> _RECORD EXTRACTS_
******
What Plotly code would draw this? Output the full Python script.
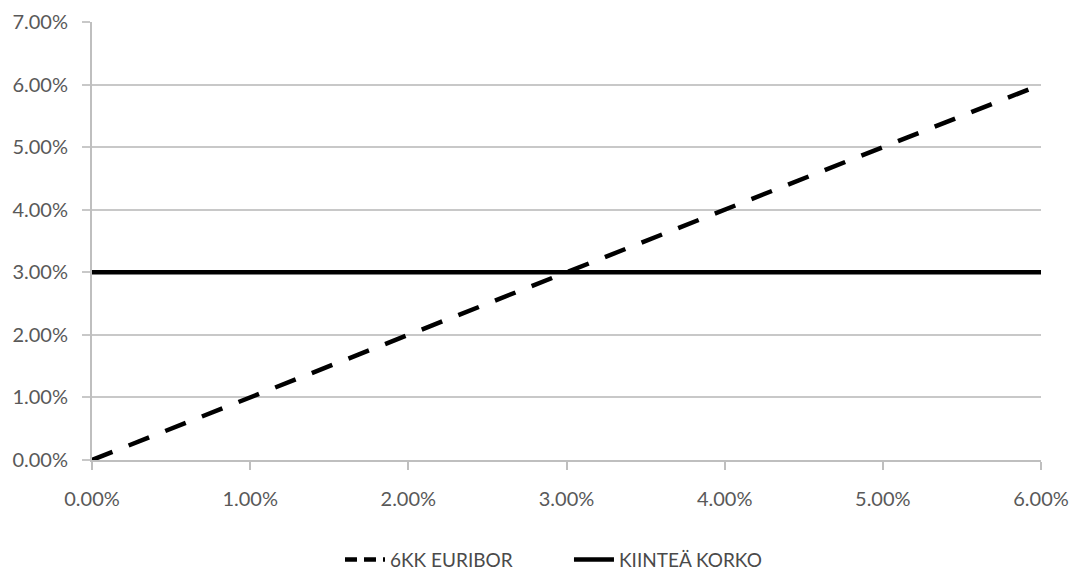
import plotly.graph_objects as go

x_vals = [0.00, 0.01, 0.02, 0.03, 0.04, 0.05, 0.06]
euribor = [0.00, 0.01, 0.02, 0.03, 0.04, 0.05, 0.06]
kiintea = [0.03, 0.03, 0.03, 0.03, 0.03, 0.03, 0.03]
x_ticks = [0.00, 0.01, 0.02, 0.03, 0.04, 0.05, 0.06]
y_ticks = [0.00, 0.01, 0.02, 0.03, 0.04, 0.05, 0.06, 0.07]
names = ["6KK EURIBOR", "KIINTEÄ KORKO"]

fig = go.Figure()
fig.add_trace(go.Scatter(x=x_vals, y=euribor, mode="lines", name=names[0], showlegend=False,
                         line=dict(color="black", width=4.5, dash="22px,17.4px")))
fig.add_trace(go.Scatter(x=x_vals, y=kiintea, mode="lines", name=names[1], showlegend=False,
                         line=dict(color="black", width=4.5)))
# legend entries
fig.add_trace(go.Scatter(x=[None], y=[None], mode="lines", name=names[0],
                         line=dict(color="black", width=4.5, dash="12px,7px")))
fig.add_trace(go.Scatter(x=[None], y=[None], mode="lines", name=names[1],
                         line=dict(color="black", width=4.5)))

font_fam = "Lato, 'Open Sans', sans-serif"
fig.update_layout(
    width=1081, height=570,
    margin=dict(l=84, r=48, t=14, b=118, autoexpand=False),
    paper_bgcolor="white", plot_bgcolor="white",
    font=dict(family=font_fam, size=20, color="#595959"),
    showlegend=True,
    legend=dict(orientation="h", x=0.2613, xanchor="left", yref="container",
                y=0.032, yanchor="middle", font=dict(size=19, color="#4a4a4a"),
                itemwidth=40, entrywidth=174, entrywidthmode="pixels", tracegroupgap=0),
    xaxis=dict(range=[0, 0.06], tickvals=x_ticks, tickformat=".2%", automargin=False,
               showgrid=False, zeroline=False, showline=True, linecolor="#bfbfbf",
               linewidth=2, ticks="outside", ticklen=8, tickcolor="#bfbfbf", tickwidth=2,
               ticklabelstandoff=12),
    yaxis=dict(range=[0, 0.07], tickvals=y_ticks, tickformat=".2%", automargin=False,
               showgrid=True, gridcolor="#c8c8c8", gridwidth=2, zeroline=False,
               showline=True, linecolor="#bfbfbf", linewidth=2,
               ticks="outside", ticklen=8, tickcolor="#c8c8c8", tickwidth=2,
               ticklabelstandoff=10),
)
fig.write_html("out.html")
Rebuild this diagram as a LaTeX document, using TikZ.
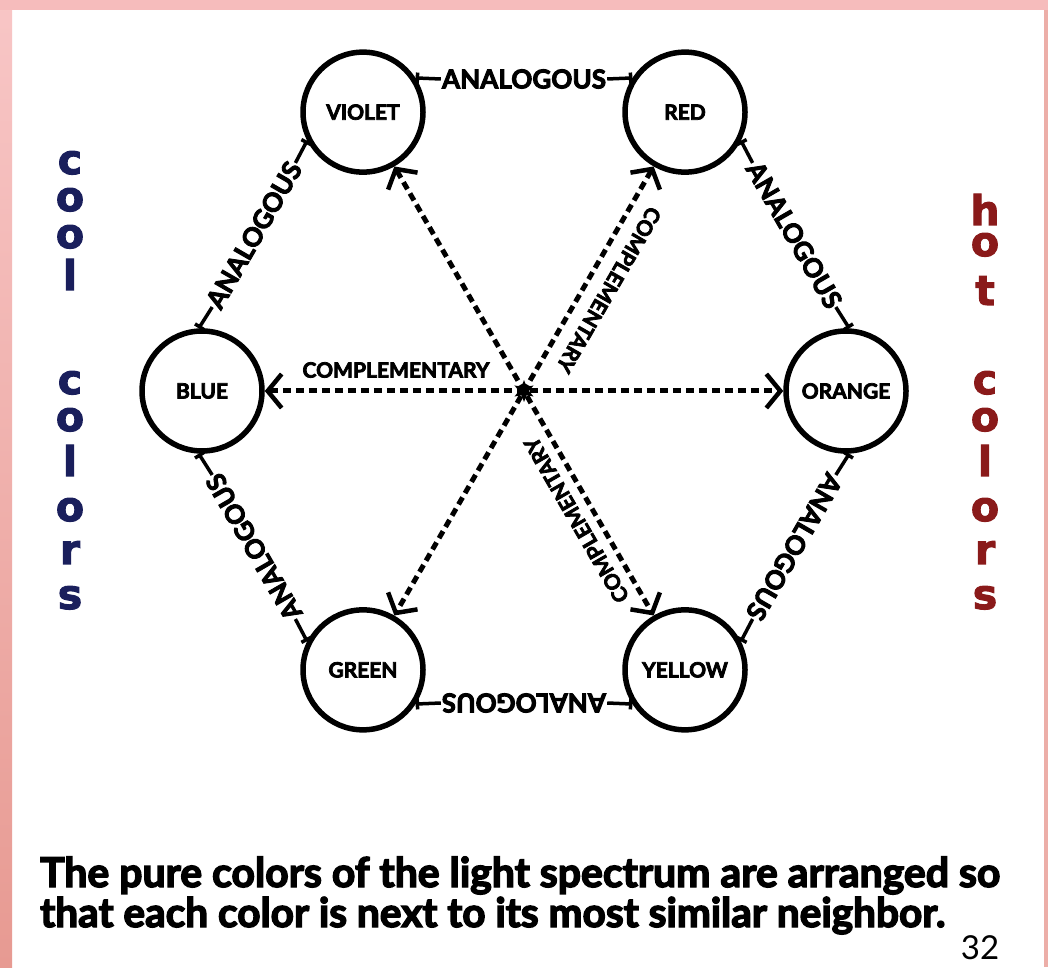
******
> _INSTRUCTIONS FOR THE TASK_
The data above should be repeated exactly, minus any pictures.

> _FINISHED ANSWER_
What Plotly code would draw this? Output the full Python script.
import plotly.graph_objects as go

x_vals = [0.00, 0.01, 0.02, 0.03, 0.04, 0.05, 0.06]
euribor = [0.00, 0.01, 0.02, 0.03, 0.04, 0.05, 0.06]
kiintea = [0.03, 0.03, 0.03, 0.03, 0.03, 0.03, 0.03]
x_ticks = [0.00, 0.01, 0.02, 0.03, 0.04, 0.05, 0.06]
y_ticks = [0.00, 0.01, 0.02, 0.03, 0.04, 0.05, 0.06, 0.07]
names = ["6KK EURIBOR", "KIINTEÄ KORKO"]

fig = go.Figure()
fig.add_trace(go.Scatter(x=x_vals, y=euribor, mode="lines", name=names[0], showlegend=False,
                         line=dict(color="black", width=4.5, dash="22px,17.4px")))
fig.add_trace(go.Scatter(x=x_vals, y=kiintea, mode="lines", name=names[1], showlegend=False,
                         line=dict(color="black", width=4.5)))
# legend entries
fig.add_trace(go.Scatter(x=[None], y=[None], mode="lines", name=names[0],
                         line=dict(color="black", width=4.5, dash="12px,7px")))
fig.add_trace(go.Scatter(x=[None], y=[None], mode="lines", name=names[1],
                         line=dict(color="black", width=4.5)))

font_fam = "Lato, 'Open Sans', sans-serif"
fig.update_layout(
    width=1081, height=570,
    margin=dict(l=84, r=48, t=14, b=118, autoexpand=False),
    paper_bgcolor="white", plot_bgcolor="white",
    font=dict(family=font_fam, size=20, color="#595959"),
    showlegend=True,
    legend=dict(orientation="h", x=0.2613, xanchor="left", yref="container",
                y=0.032, yanchor="middle", font=dict(size=19, color="#4a4a4a"),
                itemwidth=40, entrywidth=174, entrywidthmode="pixels", tracegroupgap=0),
    xaxis=dict(range=[0, 0.06], tickvals=x_ticks, tickformat=".2%", automargin=False,
               showgrid=False, zeroline=False, showline=True, linecolor="#bfbfbf",
               linewidth=2, ticks="outside", ticklen=8, tickcolor="#bfbfbf", tickwidth=2,
               ticklabelstandoff=12),
    yaxis=dict(range=[0, 0.07], tickvals=y_ticks, tickformat=".2%", automargin=False,
               showgrid=True, gridcolor="#c8c8c8", gridwidth=2, zeroline=False,
               showline=True, linecolor="#bfbfbf", linewidth=2,
               ticks="outside", ticklen=8, tickcolor="#c8c8c8", tickwidth=2,
               ticklabelstandoff=10),
)
fig.write_html("out.html")
Rebuild this diagram as a LaTeX document, using TikZ.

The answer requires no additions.